## EXERCISE DIRECTIONS
In the material below, find each line holding the string "this" and copy it.

## MATERIAL FOR THE TASK
────

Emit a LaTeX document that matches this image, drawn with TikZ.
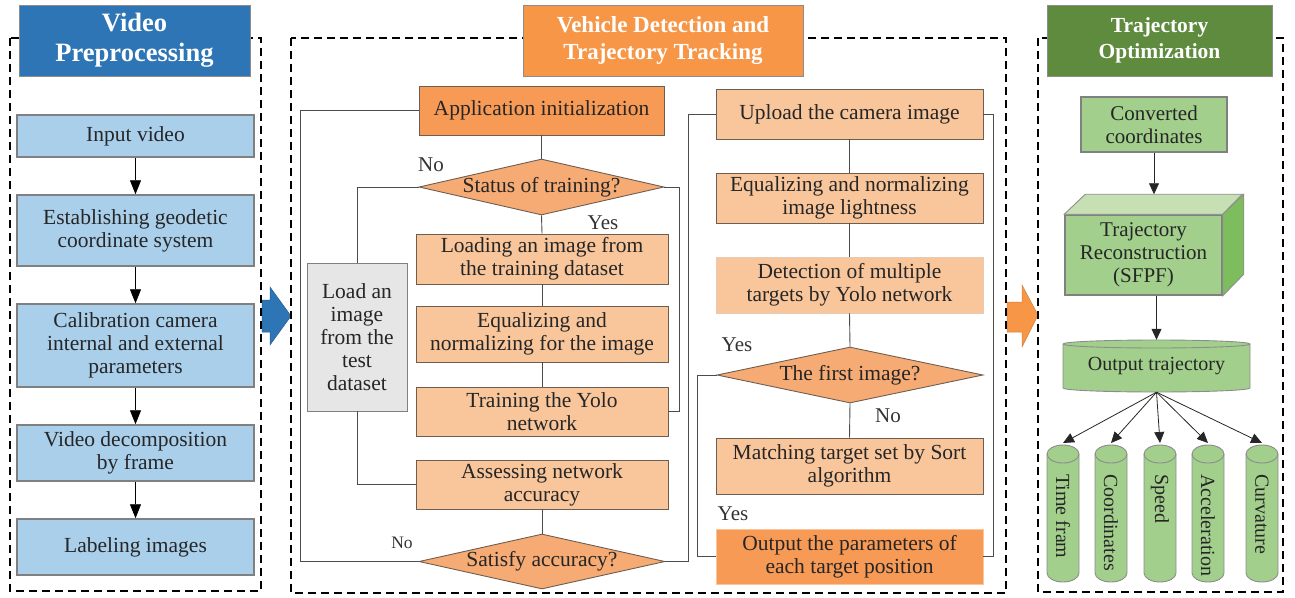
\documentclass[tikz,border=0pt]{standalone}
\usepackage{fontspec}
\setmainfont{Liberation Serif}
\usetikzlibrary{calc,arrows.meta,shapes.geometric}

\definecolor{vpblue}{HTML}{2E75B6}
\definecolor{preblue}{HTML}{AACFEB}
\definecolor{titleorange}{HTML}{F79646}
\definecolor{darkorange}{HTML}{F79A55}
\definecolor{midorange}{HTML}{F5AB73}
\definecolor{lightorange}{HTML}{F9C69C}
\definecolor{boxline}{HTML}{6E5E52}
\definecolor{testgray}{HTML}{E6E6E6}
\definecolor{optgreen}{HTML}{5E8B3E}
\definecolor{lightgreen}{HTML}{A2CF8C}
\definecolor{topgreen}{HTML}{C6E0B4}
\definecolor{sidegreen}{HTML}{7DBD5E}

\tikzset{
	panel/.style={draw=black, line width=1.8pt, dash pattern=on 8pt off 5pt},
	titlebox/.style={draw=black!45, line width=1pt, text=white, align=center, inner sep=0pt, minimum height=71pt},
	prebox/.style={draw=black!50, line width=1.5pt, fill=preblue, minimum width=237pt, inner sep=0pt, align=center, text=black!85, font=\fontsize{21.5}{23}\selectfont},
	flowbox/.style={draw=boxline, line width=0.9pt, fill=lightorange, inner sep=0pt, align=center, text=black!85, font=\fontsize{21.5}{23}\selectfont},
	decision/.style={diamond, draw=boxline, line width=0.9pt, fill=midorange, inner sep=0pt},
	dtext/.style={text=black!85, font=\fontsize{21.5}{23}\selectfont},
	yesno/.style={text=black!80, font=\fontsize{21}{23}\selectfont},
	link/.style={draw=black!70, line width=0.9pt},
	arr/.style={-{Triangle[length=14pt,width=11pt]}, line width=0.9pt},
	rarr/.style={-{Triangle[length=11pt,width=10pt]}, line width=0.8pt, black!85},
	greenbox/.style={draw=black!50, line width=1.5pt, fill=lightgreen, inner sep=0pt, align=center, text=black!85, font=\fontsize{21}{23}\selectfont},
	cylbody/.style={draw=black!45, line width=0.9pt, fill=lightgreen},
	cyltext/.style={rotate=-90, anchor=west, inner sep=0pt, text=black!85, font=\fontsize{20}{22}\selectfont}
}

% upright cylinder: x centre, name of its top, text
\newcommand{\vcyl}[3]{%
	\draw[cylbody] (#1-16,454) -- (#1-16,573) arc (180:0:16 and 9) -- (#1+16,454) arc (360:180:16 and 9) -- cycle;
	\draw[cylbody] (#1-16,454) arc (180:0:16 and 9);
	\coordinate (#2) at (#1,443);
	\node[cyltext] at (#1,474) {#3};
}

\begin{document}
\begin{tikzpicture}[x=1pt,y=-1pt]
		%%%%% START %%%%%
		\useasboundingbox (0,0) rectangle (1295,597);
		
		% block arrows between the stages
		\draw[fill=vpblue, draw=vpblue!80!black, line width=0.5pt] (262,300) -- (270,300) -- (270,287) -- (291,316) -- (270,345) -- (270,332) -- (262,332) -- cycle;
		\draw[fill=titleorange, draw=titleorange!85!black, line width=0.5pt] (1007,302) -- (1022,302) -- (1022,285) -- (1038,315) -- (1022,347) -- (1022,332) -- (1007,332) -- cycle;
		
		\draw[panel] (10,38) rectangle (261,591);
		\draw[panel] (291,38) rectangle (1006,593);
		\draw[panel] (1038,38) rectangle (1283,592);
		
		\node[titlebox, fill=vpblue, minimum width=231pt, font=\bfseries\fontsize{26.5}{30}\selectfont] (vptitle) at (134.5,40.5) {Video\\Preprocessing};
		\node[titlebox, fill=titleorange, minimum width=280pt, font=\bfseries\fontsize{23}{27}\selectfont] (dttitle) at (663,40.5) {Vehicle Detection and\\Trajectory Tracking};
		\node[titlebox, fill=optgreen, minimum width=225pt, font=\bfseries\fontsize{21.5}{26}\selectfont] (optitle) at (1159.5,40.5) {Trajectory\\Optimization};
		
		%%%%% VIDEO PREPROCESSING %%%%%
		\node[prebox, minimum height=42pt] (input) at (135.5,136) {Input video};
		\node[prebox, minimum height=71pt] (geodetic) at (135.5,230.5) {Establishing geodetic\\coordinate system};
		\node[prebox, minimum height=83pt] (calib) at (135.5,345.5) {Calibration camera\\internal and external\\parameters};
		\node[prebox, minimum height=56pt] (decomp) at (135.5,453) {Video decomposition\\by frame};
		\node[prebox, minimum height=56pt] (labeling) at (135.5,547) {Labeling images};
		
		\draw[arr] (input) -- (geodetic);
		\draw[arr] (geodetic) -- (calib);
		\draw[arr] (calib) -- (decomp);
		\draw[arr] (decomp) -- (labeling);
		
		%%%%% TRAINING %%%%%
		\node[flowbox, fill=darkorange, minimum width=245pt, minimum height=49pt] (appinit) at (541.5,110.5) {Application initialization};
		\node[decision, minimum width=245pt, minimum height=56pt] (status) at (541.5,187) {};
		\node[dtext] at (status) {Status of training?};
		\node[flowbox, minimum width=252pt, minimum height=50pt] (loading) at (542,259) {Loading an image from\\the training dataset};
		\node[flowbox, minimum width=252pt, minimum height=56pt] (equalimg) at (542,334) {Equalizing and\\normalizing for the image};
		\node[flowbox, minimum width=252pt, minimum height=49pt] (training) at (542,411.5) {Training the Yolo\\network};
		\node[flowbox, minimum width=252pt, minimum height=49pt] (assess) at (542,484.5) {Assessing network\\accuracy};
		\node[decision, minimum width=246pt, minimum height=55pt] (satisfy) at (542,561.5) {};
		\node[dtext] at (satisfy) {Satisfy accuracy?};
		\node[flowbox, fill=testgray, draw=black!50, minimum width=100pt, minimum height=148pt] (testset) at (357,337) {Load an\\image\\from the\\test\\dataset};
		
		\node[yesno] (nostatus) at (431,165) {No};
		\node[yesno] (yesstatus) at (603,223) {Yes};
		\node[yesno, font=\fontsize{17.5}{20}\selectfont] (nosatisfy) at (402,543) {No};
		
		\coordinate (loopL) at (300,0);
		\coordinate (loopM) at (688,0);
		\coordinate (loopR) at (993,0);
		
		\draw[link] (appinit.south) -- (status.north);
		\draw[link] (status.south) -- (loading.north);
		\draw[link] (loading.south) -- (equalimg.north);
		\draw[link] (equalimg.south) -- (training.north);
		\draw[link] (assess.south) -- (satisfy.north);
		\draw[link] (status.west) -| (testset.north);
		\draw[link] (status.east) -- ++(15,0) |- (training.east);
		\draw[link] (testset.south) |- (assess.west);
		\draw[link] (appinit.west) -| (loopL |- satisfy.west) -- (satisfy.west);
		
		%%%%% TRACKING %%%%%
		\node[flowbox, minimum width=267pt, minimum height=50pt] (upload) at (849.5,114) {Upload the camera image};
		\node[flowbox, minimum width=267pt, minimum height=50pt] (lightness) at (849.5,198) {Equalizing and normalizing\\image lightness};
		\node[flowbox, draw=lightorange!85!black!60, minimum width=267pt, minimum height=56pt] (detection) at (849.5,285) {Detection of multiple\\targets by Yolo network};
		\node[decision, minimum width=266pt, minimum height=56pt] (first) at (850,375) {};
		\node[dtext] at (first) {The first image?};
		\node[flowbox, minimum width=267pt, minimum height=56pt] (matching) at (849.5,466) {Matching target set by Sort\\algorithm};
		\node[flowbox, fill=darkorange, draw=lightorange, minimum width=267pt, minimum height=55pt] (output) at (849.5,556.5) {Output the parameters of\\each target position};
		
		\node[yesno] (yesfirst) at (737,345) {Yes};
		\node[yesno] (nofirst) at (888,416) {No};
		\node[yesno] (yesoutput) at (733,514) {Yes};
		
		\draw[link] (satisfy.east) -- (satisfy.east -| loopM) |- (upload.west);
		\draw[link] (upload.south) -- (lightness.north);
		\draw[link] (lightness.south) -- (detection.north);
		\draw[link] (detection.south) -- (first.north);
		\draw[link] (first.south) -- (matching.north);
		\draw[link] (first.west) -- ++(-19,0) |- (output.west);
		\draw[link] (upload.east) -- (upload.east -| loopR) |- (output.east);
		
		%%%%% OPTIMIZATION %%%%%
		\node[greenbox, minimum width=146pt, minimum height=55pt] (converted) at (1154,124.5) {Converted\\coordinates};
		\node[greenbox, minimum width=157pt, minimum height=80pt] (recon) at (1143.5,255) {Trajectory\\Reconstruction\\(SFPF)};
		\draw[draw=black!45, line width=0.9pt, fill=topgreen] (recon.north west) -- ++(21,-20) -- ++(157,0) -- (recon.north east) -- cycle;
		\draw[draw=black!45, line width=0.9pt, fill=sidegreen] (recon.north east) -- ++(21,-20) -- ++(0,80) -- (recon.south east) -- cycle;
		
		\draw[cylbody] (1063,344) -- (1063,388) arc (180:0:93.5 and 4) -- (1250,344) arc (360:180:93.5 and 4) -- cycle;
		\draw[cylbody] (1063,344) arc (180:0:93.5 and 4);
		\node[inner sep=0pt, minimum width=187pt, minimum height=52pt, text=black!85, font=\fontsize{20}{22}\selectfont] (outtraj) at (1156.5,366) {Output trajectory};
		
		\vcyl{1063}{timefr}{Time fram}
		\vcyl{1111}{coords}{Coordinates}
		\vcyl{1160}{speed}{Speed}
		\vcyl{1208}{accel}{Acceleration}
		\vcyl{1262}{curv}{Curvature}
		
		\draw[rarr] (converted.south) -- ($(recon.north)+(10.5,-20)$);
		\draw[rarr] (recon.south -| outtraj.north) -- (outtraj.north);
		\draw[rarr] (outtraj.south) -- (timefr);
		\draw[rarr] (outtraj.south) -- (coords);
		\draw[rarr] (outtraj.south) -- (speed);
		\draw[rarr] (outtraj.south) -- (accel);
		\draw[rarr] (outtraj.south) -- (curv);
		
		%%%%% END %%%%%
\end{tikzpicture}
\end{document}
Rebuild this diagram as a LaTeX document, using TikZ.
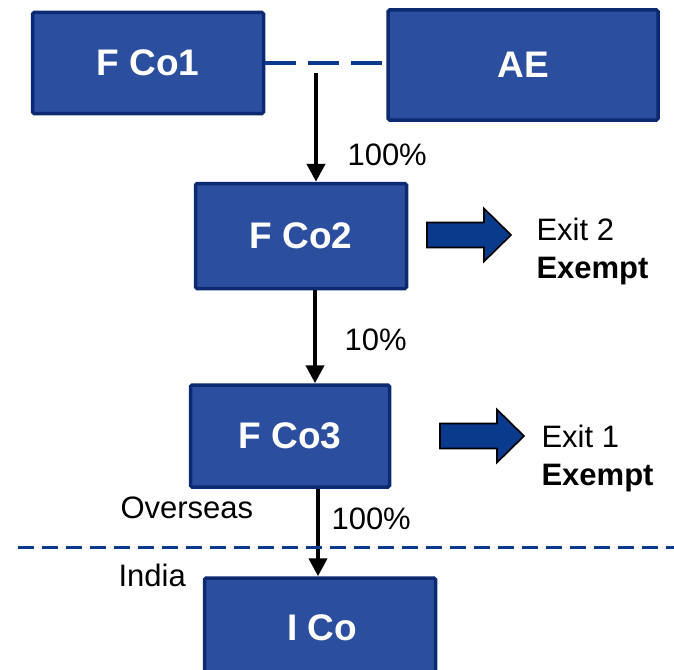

────

## TASK ANSWER
Emit a LaTeX document that matches this image, drawn with TikZ.
Rebuild this diagram as a LaTeX document, using TikZ.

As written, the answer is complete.